> **What you are asked to do**
Working from the data below, reproduce exactly the lines starting at the one that holds "Generate a LaTeX" and ending at the one that holds "line width=1mm, line". Pictures are excluded.

Items from a data source:
• • • • • • •

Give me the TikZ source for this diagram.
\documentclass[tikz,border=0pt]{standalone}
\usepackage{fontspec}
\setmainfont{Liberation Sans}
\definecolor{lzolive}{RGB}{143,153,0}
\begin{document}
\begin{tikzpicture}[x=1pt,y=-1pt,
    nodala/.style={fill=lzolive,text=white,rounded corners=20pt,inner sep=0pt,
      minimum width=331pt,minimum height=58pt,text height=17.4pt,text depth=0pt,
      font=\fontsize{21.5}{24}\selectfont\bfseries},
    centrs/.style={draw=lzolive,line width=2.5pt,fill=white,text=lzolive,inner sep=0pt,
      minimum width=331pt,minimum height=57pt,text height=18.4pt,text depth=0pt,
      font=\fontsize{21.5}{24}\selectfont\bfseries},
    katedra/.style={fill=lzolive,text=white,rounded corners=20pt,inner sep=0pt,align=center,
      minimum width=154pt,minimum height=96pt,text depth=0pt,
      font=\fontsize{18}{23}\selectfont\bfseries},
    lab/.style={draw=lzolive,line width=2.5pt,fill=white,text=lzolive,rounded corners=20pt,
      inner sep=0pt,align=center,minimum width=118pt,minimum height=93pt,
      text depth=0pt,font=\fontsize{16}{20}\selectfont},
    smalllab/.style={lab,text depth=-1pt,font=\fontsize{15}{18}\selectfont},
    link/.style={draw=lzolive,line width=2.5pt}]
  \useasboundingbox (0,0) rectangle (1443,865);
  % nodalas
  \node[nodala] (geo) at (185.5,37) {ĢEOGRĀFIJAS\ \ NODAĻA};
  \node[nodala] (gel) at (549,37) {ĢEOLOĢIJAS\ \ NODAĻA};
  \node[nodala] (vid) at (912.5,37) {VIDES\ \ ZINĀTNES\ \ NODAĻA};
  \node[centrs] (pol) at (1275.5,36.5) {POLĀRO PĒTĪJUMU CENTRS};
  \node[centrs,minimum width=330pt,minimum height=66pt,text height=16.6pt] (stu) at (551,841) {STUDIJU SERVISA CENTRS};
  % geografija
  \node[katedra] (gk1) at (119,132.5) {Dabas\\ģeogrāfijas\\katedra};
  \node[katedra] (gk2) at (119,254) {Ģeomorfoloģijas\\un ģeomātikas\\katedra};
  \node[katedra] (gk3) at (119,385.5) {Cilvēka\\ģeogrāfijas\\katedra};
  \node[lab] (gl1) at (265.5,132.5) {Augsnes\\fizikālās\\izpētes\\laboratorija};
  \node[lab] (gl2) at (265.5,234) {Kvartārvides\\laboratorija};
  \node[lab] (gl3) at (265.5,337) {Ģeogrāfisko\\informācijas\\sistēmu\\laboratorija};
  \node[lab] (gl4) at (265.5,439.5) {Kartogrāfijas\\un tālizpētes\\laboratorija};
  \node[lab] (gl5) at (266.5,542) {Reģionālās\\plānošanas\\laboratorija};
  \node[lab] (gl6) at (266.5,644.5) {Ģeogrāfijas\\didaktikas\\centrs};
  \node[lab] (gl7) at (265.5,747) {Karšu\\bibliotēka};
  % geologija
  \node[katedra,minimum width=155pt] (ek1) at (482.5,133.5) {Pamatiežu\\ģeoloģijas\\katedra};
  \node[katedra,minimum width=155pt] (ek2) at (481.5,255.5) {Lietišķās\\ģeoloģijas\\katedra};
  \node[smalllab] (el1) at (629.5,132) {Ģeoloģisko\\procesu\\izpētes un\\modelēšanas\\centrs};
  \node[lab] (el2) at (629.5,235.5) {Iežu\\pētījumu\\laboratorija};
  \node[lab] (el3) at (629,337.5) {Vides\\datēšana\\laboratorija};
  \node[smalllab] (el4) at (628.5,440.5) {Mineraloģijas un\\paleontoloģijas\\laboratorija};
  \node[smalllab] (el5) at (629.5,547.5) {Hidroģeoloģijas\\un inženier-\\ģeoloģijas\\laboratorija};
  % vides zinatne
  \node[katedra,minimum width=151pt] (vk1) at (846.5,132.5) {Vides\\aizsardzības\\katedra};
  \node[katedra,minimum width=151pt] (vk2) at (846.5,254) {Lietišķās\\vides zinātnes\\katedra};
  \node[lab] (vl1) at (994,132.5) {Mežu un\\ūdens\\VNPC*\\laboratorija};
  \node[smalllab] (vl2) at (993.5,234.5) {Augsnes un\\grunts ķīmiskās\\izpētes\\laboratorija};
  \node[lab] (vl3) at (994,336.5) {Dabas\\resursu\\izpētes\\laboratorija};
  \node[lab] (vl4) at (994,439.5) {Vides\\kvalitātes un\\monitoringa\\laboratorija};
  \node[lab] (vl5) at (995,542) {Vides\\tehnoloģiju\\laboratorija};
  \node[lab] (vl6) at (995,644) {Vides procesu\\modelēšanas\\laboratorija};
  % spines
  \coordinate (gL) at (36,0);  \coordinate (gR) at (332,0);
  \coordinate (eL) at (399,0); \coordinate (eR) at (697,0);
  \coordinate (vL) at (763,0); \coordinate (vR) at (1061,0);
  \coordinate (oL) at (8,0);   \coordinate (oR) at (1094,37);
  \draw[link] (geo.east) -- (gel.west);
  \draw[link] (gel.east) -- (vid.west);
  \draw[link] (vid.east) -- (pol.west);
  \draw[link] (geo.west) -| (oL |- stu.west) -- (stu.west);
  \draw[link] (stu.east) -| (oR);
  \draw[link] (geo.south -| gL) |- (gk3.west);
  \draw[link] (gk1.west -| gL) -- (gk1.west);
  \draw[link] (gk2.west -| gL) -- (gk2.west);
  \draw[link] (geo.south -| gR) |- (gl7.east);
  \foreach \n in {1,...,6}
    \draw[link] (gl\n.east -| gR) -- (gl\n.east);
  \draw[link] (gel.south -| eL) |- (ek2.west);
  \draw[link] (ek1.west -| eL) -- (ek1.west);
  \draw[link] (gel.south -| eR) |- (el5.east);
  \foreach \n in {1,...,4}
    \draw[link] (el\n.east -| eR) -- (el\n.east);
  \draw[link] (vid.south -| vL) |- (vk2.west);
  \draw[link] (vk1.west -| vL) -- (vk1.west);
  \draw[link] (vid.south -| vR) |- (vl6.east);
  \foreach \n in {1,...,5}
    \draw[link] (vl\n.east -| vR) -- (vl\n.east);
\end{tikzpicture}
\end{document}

• • • • • • •

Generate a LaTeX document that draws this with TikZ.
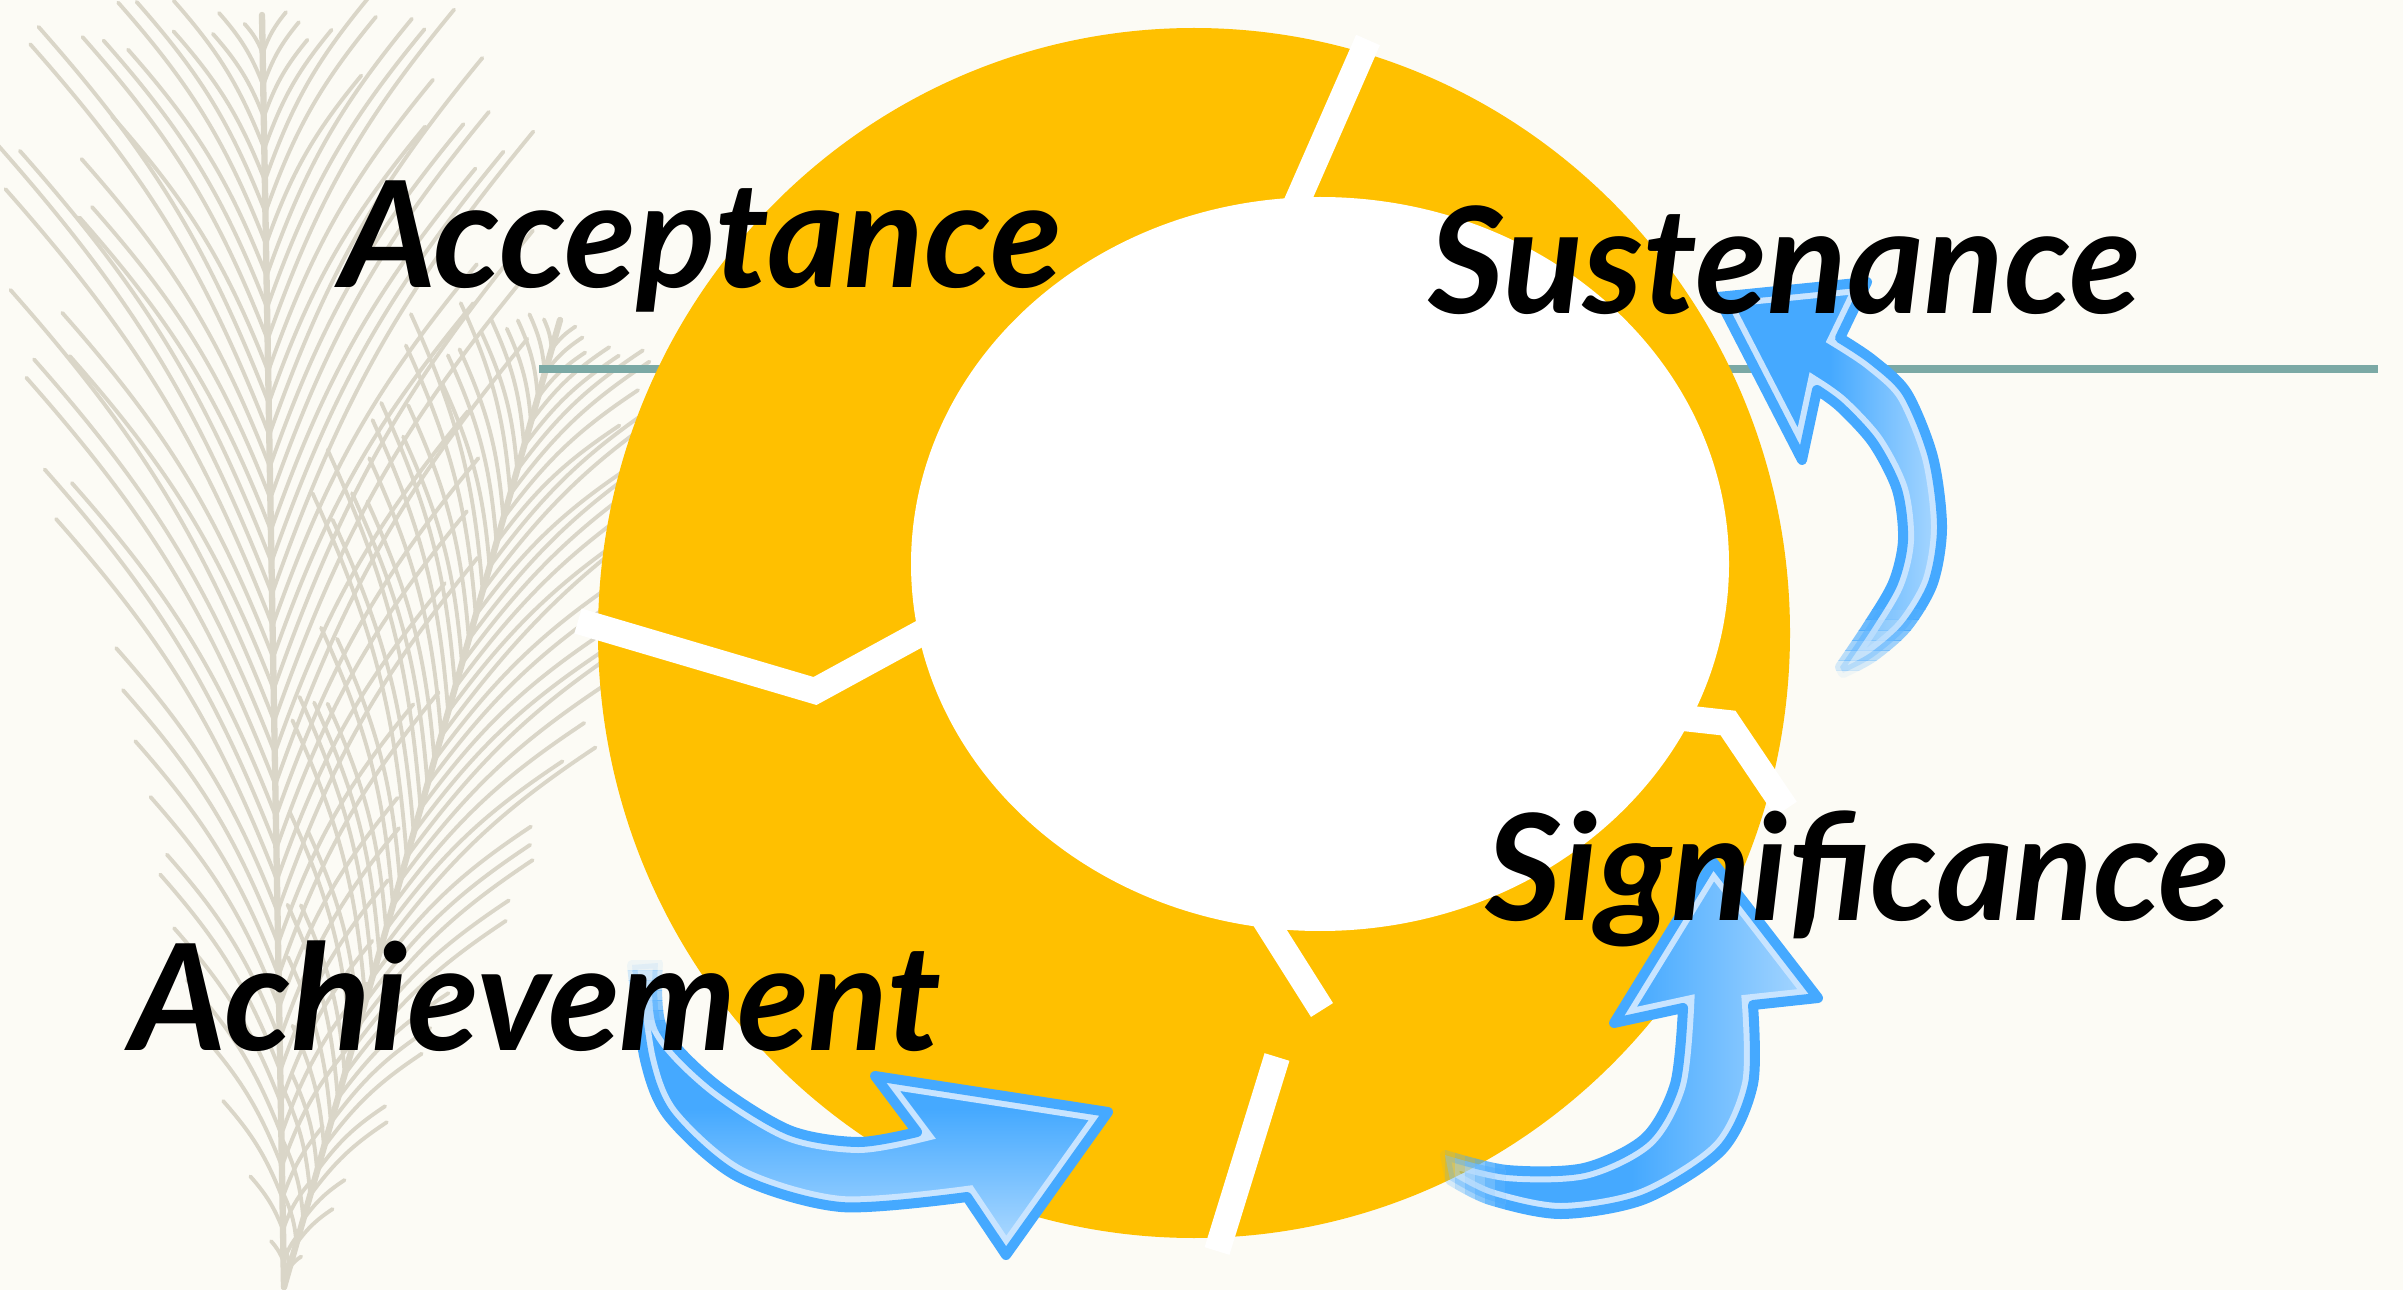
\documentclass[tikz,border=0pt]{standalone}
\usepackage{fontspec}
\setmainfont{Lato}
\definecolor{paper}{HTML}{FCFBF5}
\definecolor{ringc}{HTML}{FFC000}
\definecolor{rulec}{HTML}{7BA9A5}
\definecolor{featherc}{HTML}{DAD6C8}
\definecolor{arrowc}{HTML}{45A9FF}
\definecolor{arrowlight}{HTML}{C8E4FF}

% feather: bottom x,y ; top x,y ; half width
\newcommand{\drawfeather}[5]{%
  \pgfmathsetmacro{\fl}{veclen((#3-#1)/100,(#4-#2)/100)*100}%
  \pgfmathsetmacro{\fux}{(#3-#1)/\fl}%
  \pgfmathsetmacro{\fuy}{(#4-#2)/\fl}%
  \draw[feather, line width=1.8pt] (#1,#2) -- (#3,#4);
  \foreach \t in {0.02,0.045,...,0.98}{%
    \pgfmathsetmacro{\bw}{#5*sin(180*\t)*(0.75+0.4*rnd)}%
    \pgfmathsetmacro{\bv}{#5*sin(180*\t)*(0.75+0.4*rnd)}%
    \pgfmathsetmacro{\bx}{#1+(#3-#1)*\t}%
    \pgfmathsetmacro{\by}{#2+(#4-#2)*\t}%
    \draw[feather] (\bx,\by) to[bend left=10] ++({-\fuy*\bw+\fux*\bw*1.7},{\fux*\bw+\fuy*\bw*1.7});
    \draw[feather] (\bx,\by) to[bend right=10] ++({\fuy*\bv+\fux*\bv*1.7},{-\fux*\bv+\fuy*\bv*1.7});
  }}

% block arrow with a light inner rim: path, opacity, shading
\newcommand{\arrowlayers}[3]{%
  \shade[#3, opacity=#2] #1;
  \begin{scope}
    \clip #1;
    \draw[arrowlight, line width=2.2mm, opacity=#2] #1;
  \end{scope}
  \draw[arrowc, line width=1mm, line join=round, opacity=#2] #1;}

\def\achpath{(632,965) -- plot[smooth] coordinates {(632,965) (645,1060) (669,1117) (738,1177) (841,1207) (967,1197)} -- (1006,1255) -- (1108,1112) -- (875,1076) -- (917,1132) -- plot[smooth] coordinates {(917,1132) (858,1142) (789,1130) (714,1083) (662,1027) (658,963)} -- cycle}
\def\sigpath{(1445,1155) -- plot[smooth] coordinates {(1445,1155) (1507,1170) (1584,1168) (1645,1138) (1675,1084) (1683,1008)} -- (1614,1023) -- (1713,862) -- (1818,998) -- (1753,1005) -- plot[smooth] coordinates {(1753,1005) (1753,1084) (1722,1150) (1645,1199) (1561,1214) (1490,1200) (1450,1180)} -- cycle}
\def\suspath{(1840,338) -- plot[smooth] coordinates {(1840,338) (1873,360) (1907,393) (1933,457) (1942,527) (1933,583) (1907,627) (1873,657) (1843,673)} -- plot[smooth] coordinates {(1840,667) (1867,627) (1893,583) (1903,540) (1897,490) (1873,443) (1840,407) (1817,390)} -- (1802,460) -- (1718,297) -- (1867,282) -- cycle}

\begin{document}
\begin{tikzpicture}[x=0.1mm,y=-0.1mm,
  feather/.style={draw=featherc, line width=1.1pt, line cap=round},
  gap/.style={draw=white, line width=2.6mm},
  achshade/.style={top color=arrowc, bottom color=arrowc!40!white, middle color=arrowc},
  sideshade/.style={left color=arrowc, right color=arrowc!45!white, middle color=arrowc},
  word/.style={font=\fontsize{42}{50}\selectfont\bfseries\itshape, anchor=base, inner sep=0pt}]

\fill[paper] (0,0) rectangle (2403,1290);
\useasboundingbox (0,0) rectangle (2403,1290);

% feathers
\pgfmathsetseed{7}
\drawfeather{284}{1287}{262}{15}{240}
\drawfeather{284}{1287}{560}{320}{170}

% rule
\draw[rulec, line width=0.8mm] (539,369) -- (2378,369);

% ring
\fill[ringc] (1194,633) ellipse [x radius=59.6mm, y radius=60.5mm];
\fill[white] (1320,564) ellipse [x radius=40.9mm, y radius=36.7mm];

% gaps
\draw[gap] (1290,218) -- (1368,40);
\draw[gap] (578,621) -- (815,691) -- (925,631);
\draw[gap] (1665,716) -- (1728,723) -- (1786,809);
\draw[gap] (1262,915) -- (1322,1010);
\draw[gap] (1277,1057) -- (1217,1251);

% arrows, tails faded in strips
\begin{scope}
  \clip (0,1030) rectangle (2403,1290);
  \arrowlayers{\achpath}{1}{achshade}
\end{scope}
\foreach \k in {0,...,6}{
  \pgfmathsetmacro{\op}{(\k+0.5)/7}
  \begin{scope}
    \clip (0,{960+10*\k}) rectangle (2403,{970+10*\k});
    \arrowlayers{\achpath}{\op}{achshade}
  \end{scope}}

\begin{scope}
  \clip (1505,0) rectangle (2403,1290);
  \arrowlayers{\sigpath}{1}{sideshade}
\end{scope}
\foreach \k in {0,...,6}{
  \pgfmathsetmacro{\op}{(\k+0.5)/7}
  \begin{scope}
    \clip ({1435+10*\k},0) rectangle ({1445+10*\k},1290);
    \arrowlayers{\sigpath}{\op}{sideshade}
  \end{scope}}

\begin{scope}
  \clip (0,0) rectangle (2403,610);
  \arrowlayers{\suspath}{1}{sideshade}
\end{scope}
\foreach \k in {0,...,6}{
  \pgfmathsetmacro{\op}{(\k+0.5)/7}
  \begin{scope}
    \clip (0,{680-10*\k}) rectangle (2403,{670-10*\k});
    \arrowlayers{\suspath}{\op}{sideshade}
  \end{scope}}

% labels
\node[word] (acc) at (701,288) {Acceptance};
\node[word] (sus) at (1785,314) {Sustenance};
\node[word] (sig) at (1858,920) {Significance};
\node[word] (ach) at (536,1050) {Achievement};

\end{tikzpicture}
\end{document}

• • • • • • •

> **The output**
Generate a LaTeX document that draws this with TikZ.
\documentclass[tikz,border=0pt]{standalone}
\usepackage{fontspec}
\setmainfont{Lato}
\definecolor{paper}{HTML}{FCFBF5}
\definecolor{ringc}{HTML}{FFC000}
\definecolor{rulec}{HTML}{7BA9A5}
\definecolor{featherc}{HTML}{DAD6C8}
\definecolor{arrowc}{HTML}{45A9FF}
\definecolor{arrowlight}{HTML}{C8E4FF}

% feather: bottom x,y ; top x,y ; half width
\newcommand{\drawfeather}[5]{%
  \pgfmathsetmacro{\fl}{veclen((#3-#1)/100,(#4-#2)/100)*100}%
  \pgfmathsetmacro{\fux}{(#3-#1)/\fl}%
  \pgfmathsetmacro{\fuy}{(#4-#2)/\fl}%
  \draw[feather, line width=1.8pt] (#1,#2) -- (#3,#4);
  \foreach \t in {0.02,0.045,...,0.98}{%
    \pgfmathsetmacro{\bw}{#5*sin(180*\t)*(0.75+0.4*rnd)}%
    \pgfmathsetmacro{\bv}{#5*sin(180*\t)*(0.75+0.4*rnd)}%
    \pgfmathsetmacro{\bx}{#1+(#3-#1)*\t}%
    \pgfmathsetmacro{\by}{#2+(#4-#2)*\t}%
    \draw[feather] (\bx,\by) to[bend left=10] ++({-\fuy*\bw+\fux*\bw*1.7},{\fux*\bw+\fuy*\bw*1.7});
    \draw[feather] (\bx,\by) to[bend right=10] ++({\fuy*\bv+\fux*\bv*1.7},{-\fux*\bv+\fuy*\bv*1.7});
  }}

% block arrow with a light inner rim: path, opacity, shading
\newcommand{\arrowlayers}[3]{%
  \shade[#3, opacity=#2] #1;
  \begin{scope}
    \clip #1;
    \draw[arrowlight, line width=2.2mm, opacity=#2] #1;
  \end{scope}
  \draw[arrowc, line width=1mm, line join=round, opacity=#2] #1;}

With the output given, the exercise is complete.